Recovered Connections: The Interdependent Emergence of Tibetan Religious Schools Using Four Recently Uncovered Pre-Mongol-Era Manuscript Caches as Evidence – Lecture by Dan Martin at Sapienza University, Rome.
Within the framework of the Sapienza University SEED PNR 2022 Project titled Tibetan Bonpo Textual Treasures Preserved at the Central National Library of Rome: A (Re-) Discovery (TiBTreaD), Prof. Dan Martin will give a Lecture on Recovered Connections: The Interdependent Emergence of Tibetan Religious Schools Using Four Recently Uncovered Pre-Mongol-Era Manuscript Caches as Evidence.

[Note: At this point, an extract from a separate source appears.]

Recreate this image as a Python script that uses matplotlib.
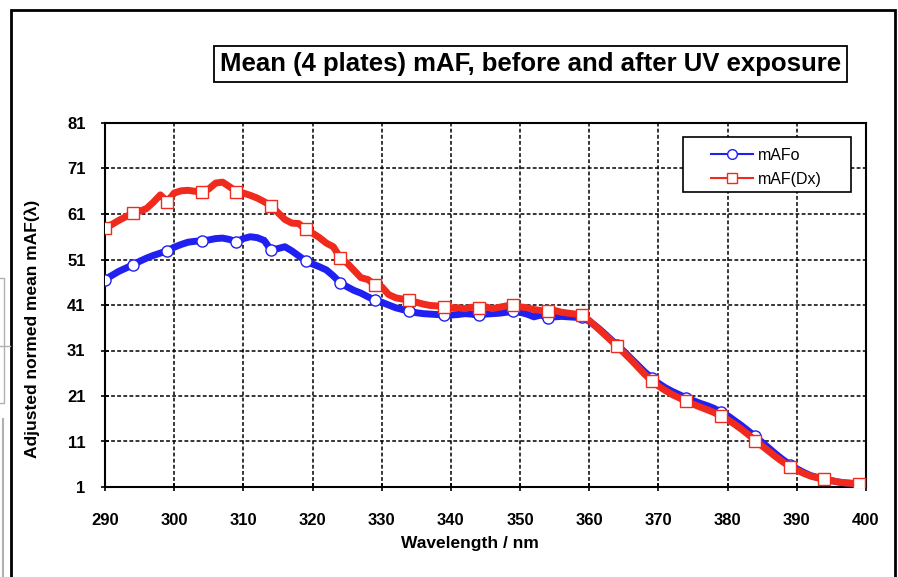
import matplotlib.pyplot as plt
from matplotlib.lines import Line2D
from matplotlib.patches import Rectangle
import numpy as np

plt.rcParams['font.family'] = ['Liberation Sans', 'DejaVu Sans']

# wavelength in nm, 1 nm steps
wavelength = list(range(290, 401))

mafo = [46.6, 47.5, 48.4, 49.1, 49.8, 50.6, 51.3, 51.9, 52.4, 52.9,
        53.7, 54.3, 54.8, 55.0, 55.1, 55.3, 55.6, 55.7, 55.4, 54.9,
        55.6, 56.0, 55.8, 55.2, 53.1, 53.4, 53.8, 52.9, 51.8, 50.7,
        50.0, 49.4, 48.7, 47.4, 45.9, 45.0, 44.2, 43.6, 42.8, 42.1,
        41.6, 41.0, 40.4, 40.0, 39.7, 39.3, 39.1, 39.0, 38.9, 38.8,
        38.8, 38.9, 39.1, 39.0, 38.7, 39.0, 39.1, 39.2, 39.4, 39.6,
        39.4, 39.0, 38.4, 38.8, 38.2, 38.4, 38.5, 38.4, 38.3, 38.3,
        37.4, 36.3, 35.0, 33.6, 32.2, 30.8, 29.3, 27.8, 26.3, 25.0,
        23.8, 22.8, 22.0, 21.3, 20.6, 20.0, 19.4, 18.9, 18.3, 17.5,
        16.7, 15.6, 14.5, 13.3, 12.1, 10.8, 9.5, 8.2, 7.0, 5.9,
        5.0, 4.2, 3.5, 3.1, 2.7, 2.4, 2.1, 1.9, 1.8, 1.7, 1.6]

maf_dx = [58.0, 58.7, 59.6, 60.4, 61.2, 61.6, 62.2, 63.6, 65.2, 63.7,
          65.6, 66.1, 66.2, 66.0, 65.8, 66.5, 67.8, 68.0, 67.0, 65.9,
          65.6, 65.1, 64.5, 63.7, 62.8, 61.3, 59.8, 59.0, 58.9, 57.6,
          56.8, 55.8, 54.6, 53.8, 51.4, 50.2, 48.6, 47.0, 46.6, 45.4,
          45.0, 43.3, 42.6, 42.3, 42.1, 41.6, 41.2, 40.9, 40.8, 40.6,
          40.4, 40.4, 40.2, 40.5, 40.4, 40.6, 40.2, 40.5, 40.8, 41.0,
          40.6, 40.4, 40.0, 39.8, 39.6, 39.8, 39.4, 39.2, 39.0, 38.8,
          37.6, 36.2, 34.8, 33.4, 32.0, 30.5, 29.0, 27.4, 25.8, 24.4,
          23.2, 22.2, 21.3, 20.6, 19.8, 19.2, 18.6, 18.0, 17.4, 16.6,
          15.8, 14.8, 13.7, 12.5, 11.2, 10.0, 8.8, 7.6, 6.5, 5.5,
          4.7, 4.0, 3.4, 3.0, 2.7, 2.4, 2.1, 1.9, 1.8, 1.7, 1.6]

series_labels = ['mAFo', 'mAF(Dx)']
x_ticks = list(range(290, 401, 10))
y_ticks = list(range(1, 82, 10))

blue = '#2020f0'
red = '#f02a1c'
marks = [0] + list(range(4, len(wavelength), 5))

fig = plt.figure(figsize=(8.98, 5.77), dpi=100)
ax = fig.add_axes([105 / 898, 1 - 487 / 577, 761 / 898, 364 / 577])

ax.plot(wavelength, mafo, color=blue, lw=5, marker='o', ms=8,
        mfc='white', mec=blue, mew=1.0, markevery=marks, zorder=3)
ax.plot(wavelength, maf_dx, color=red, lw=5, marker='s', ms=8.5,
        mfc='white', mec=red, mew=1.0, markevery=marks, zorder=4)

ax.set_xlim(290, 400)
ax.set_ylim(1, 81)
ax.set_xticks(x_ticks)
ax.set_yticks(y_ticks)
ax.grid(True, color='black', linestyle=(0, (2.5, 1.5)), linewidth=1.1)
ax.tick_params(direction='inout', length=6, width=1.2, labelsize=12)
for lab in ax.get_xticklabels() + ax.get_yticklabels():
    lab.set_fontweight('bold')
for s in ax.spines.values():
    s.set_linewidth(1.5)
ax.tick_params(axis='x', pad=16)
ax.tick_params(axis='y', pad=11)

ax.set_xlabel('Wavelength / nm', fontsize=12.5, fontweight='bold', va='center')
ax.xaxis.set_label_coords(0.48, -0.154)
ax.set_ylabel('Adjusted normed mean mAF(λ)', fontsize=12.5, fontweight='bold', va='center')
ax.yaxis.set_label_coords(-0.096, 0.434)

# legend with a hand-drawn frame
ax.add_patch(Rectangle((0.7595, 0.8104), 0.2208, 0.1511, transform=ax.transAxes,
                       facecolor='white', edgecolor='black', lw=1.2, zorder=6))
handles = [Line2D([], [], color=blue, lw=1.5, marker='o', ms=7, mfc='white', mec=blue),
           Line2D([], [], color=red, lw=1.5, marker='s', ms=7, mfc='white', mec=red)]
leg = ax.legend(handles, series_labels, loc='center', bbox_to_anchor=(0.869, 0.878),
                frameon=False, fontsize=11.5, handlelength=2.6, handletextpad=0.3,
                labelspacing=0.55)
leg.set_zorder(7)

fig.text(530.5 / 898, 1 - 64 / 577, 'Mean (4 plates) mAF, before and after UV exposure',
         ha='center', va='center', fontsize=18.5, fontweight='bold',
         bbox=dict(boxstyle='square,pad=0.22', facecolor='white', edgecolor='black', lw=1.3))

# outer frame of the chart
fig.add_artist(Rectangle((11 / 898, -0.05), 884 / 898, 1.05 - 10 / 577,
                         transform=fig.transFigure, fill=False, edgecolor='black', lw=2))
# grey bits at the left edge
fig.add_artist(Rectangle((-0.01, 1 - 403 / 577), 0.01 + 4 / 898, 125 / 577,
                         transform=fig.transFigure, fill=False, edgecolor='#b0b0b0', lw=1))
fig.add_artist(Line2D([0, 10 / 898], [1 - 346 / 577] * 2, transform=fig.transFigure,
                      color='#b0b0b0', lw=1))
fig.add_artist(Line2D([3 / 898] * 2, [0, 1 - 419 / 577], transform=fig.transFigure,
                      color='#b0b0b0', lw=1.5))

fig.savefig('out.png', dpi=100)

In the first two decades of our 21st century four Tibetan-language manuscript caches, largely in the form of fragments, have been uncovered in various parts of the main Himalayan range. One site is a little north of eastern Bhutan. Another is nearly a thousand miles away to the west, in Ladakh. What at least two and very likely three of the four caches have in common is a closing date of circa 1200 CE. This means together they represent a body of literature as actually available in that same area prior to the Mongol advent, supplying chronological benchmarks for codicology, paleography and orthography, among still other relevant matters outside our main focus. In this presentation I propose to examine the content of three of the four caches and use their evidence to ask fresh questions about the historical emergence of the various schools of Tibetan religion: Bon religion, the Nyingma school, the Dzogchen and terma traditions the Bon and Nyingma may have shared, the Zhijé, Kagyu, Sakya and Kadam schools, without neglecting lay religious movements that may have never established independent institutions. I would emphasize that this work in progress will only benefit from discussions.